Exercise objective >> In the listing below, locate the line with "Reproduce this chart with Plotly." and the line with "import plotly.graph_objects as go", then output both and everything between them exactly, minus any pictures.

Data listing >>
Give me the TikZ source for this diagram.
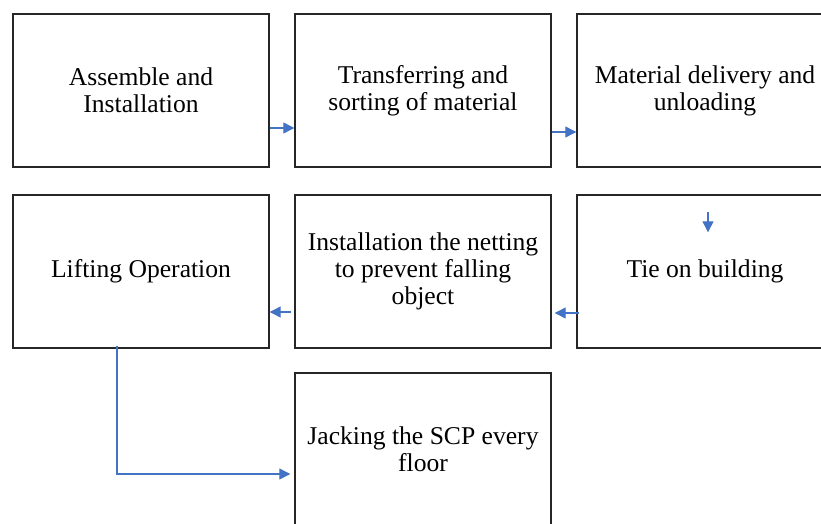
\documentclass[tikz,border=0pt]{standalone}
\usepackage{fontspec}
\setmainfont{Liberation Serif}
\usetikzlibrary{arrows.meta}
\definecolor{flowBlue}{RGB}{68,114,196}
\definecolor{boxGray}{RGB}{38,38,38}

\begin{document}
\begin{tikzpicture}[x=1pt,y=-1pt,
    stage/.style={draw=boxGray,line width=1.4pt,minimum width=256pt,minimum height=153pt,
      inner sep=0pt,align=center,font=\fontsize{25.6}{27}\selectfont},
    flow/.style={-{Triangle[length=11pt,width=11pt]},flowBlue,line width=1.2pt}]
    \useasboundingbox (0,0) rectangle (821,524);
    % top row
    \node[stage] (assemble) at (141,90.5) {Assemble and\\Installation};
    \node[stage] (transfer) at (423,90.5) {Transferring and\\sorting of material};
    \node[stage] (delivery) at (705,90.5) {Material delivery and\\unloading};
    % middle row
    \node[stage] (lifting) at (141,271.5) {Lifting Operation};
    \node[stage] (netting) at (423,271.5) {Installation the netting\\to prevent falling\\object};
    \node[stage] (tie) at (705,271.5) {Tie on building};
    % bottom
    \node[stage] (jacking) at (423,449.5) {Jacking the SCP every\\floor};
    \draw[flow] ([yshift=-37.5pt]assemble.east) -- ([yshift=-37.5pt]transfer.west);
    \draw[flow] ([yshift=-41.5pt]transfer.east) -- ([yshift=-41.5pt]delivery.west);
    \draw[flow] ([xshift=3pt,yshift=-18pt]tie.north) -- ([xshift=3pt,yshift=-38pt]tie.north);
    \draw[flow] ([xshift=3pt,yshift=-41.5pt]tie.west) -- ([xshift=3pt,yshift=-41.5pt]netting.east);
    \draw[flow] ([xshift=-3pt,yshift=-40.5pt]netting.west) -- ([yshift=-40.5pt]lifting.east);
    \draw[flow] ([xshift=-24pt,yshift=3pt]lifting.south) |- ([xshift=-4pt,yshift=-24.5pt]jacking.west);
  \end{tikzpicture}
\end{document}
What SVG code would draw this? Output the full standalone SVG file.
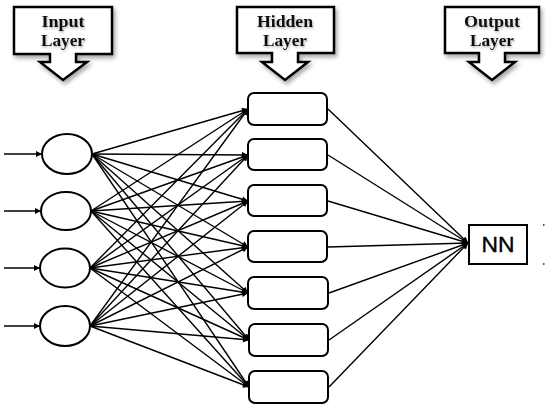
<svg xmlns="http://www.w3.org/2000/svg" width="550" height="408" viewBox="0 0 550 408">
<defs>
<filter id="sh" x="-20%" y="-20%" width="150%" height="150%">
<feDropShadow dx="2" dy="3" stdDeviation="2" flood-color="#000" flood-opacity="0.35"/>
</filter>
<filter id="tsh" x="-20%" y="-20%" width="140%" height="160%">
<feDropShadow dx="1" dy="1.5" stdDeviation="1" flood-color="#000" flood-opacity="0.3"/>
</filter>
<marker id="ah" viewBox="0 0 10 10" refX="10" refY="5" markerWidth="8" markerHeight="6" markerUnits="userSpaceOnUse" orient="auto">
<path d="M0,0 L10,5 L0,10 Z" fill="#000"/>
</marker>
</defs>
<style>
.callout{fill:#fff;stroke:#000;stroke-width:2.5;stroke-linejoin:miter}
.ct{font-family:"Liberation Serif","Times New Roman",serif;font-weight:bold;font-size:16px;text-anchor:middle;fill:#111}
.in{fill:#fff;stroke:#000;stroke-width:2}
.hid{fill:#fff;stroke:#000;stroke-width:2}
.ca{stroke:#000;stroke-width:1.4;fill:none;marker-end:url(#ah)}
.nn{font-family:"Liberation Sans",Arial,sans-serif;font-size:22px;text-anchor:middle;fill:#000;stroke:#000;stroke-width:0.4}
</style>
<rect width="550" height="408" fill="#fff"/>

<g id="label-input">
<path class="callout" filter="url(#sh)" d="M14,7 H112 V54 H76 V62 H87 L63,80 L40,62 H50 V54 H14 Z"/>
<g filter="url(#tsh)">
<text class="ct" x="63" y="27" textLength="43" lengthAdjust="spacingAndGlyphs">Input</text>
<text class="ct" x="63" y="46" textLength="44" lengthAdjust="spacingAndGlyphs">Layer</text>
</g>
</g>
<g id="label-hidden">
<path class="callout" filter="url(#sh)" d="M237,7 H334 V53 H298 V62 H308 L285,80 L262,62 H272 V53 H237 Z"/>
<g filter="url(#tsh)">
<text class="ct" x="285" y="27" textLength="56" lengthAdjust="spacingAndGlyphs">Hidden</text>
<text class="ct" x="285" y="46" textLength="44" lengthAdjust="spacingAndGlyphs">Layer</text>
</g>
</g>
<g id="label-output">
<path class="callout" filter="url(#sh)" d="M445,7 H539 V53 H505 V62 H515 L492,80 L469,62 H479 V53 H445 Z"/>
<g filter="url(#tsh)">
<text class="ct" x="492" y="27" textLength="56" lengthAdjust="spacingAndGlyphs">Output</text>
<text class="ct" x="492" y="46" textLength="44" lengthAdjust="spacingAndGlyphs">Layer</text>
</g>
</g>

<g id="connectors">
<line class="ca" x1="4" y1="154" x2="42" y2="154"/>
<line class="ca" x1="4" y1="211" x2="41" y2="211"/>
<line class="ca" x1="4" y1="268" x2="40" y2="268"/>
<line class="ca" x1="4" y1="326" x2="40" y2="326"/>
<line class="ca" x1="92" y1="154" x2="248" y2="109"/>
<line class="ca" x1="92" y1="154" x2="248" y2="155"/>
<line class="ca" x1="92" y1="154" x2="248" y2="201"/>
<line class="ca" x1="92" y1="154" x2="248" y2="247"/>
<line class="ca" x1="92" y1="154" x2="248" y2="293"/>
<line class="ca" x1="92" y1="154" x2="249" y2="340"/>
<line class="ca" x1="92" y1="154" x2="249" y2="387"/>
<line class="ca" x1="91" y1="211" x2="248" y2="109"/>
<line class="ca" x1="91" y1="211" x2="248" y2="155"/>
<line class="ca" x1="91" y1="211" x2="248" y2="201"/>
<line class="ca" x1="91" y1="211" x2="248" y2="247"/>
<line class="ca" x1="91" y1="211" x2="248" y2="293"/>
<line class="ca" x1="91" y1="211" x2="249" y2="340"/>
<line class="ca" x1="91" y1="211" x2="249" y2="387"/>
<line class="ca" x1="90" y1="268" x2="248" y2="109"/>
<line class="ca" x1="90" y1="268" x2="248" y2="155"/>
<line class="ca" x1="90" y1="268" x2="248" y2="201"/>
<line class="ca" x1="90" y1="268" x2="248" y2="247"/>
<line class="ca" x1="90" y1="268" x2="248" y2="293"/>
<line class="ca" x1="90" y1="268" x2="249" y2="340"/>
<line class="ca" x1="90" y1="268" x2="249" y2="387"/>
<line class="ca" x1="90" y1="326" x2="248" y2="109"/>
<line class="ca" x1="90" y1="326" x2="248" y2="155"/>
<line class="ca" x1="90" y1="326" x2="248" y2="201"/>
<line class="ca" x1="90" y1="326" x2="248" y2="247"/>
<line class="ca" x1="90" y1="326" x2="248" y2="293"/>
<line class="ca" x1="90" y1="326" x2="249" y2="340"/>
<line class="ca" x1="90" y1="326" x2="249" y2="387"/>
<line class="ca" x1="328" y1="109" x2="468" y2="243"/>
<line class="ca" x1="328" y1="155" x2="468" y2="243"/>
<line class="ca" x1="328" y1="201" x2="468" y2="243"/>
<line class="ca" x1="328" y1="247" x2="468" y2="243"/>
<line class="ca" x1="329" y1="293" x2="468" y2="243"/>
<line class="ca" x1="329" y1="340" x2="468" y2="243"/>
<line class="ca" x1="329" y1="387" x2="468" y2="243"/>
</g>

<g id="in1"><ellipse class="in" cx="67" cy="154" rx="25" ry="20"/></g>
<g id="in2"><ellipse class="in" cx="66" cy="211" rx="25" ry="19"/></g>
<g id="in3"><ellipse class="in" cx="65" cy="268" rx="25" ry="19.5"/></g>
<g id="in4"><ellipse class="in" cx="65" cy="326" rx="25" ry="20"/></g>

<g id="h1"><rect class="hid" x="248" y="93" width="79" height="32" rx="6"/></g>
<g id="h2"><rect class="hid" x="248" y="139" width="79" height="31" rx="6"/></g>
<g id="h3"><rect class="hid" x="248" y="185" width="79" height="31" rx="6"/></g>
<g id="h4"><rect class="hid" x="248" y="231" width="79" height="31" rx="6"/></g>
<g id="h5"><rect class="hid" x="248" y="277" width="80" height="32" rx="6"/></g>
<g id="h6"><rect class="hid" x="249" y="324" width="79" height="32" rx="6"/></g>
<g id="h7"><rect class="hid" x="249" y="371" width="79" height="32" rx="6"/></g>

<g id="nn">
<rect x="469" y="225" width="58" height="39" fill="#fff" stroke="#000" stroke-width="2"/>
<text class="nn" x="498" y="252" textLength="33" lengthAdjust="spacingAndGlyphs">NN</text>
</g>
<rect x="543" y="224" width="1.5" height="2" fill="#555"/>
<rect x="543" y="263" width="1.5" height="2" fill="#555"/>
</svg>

...

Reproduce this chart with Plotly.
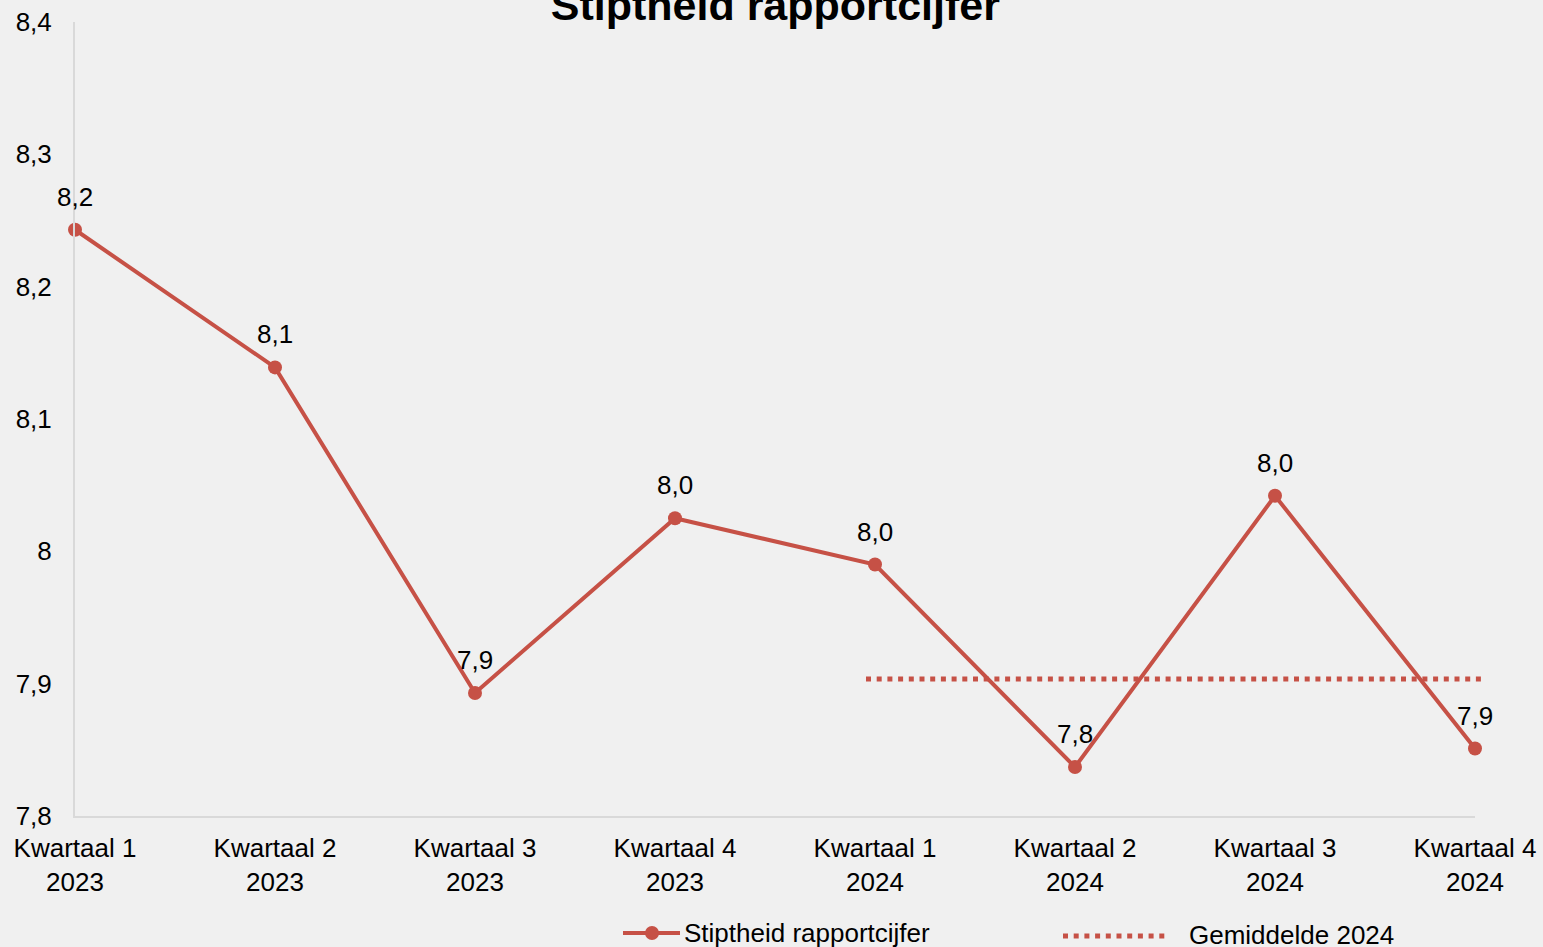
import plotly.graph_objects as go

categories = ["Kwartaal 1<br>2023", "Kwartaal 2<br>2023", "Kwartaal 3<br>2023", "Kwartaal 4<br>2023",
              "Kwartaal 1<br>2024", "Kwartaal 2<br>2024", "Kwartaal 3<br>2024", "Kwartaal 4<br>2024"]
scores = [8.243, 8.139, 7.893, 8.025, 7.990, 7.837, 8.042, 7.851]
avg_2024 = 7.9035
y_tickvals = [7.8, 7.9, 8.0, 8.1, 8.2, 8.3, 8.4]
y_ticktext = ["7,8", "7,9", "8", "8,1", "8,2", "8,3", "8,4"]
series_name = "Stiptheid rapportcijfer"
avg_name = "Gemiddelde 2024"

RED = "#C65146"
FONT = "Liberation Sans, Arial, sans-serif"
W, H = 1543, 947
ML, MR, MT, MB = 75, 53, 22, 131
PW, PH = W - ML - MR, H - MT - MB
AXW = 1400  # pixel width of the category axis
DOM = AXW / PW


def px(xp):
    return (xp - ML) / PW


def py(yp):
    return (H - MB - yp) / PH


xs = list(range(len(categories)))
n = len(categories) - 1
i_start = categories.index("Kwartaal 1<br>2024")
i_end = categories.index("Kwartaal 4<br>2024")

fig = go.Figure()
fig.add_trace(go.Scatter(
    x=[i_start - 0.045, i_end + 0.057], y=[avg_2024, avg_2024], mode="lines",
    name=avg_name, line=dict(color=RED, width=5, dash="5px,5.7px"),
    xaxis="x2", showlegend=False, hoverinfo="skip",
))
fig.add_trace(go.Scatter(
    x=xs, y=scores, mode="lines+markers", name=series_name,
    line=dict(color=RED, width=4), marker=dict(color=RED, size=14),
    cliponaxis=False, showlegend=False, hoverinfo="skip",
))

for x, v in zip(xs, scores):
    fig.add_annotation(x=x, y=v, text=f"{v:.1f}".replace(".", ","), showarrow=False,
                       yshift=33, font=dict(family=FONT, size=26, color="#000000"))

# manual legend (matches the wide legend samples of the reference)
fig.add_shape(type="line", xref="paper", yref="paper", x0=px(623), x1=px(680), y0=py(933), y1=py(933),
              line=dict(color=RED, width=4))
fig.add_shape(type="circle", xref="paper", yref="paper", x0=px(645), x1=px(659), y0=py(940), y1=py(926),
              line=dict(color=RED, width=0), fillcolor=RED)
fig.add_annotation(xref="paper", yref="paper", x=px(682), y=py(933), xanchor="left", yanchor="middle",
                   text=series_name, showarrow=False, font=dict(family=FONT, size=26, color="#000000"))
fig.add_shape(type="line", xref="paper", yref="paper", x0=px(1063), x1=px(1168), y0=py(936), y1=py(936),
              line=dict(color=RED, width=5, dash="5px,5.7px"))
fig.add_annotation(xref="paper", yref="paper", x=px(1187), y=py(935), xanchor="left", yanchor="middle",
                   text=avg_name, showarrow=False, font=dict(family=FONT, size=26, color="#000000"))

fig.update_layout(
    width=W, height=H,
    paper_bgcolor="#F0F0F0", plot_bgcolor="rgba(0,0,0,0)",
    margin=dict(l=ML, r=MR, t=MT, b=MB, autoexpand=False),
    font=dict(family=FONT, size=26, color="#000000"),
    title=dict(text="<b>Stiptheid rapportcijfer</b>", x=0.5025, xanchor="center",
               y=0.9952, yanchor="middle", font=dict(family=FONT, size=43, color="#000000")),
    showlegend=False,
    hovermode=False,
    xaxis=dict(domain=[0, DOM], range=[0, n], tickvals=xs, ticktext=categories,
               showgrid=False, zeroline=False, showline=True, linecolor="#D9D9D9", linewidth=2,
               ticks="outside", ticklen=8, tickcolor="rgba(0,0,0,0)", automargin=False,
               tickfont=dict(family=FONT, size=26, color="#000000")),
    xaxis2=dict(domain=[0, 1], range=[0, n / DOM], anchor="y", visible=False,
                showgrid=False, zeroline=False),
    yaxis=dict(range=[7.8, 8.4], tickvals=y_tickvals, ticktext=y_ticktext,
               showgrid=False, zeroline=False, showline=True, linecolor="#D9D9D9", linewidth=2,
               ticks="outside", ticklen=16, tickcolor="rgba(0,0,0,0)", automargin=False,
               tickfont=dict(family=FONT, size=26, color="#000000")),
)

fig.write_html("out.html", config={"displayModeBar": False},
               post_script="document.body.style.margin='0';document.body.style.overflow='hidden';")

...

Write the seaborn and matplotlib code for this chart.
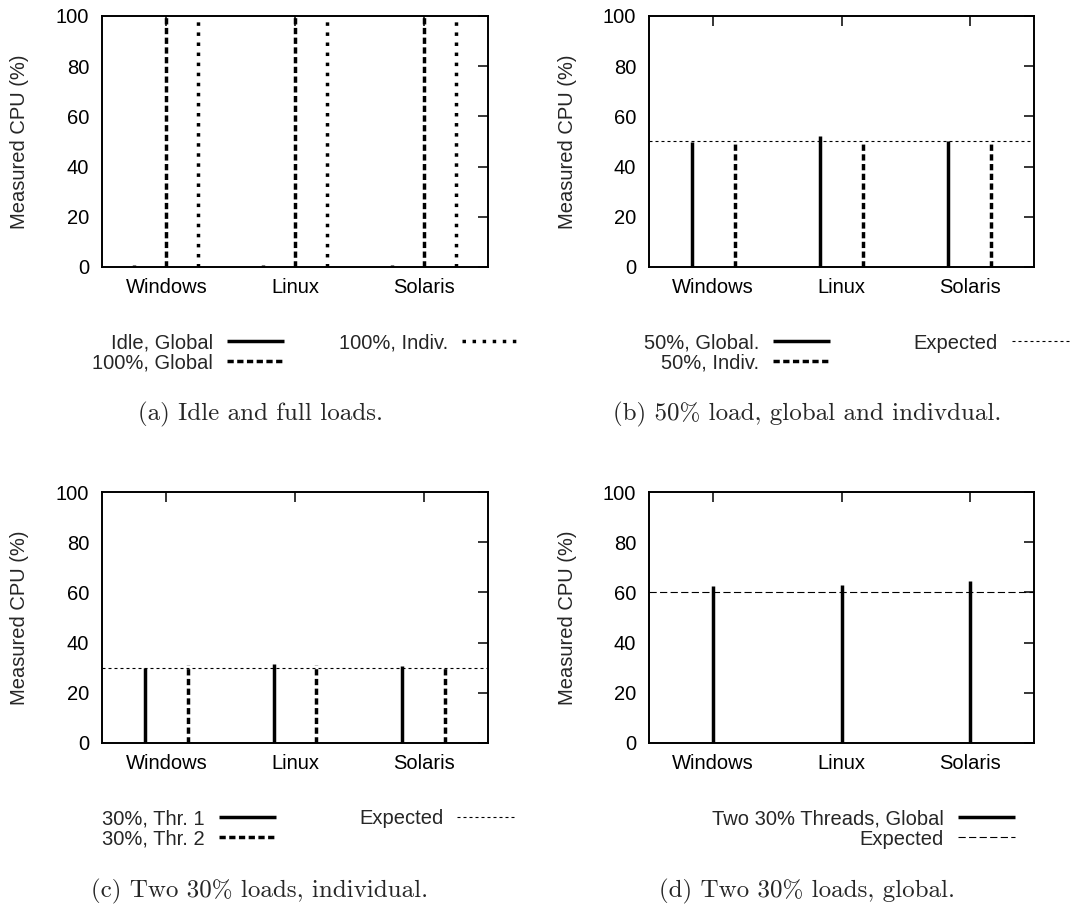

Reply >>
Reproduce this chart with Plotly.
import plotly.graph_objects as go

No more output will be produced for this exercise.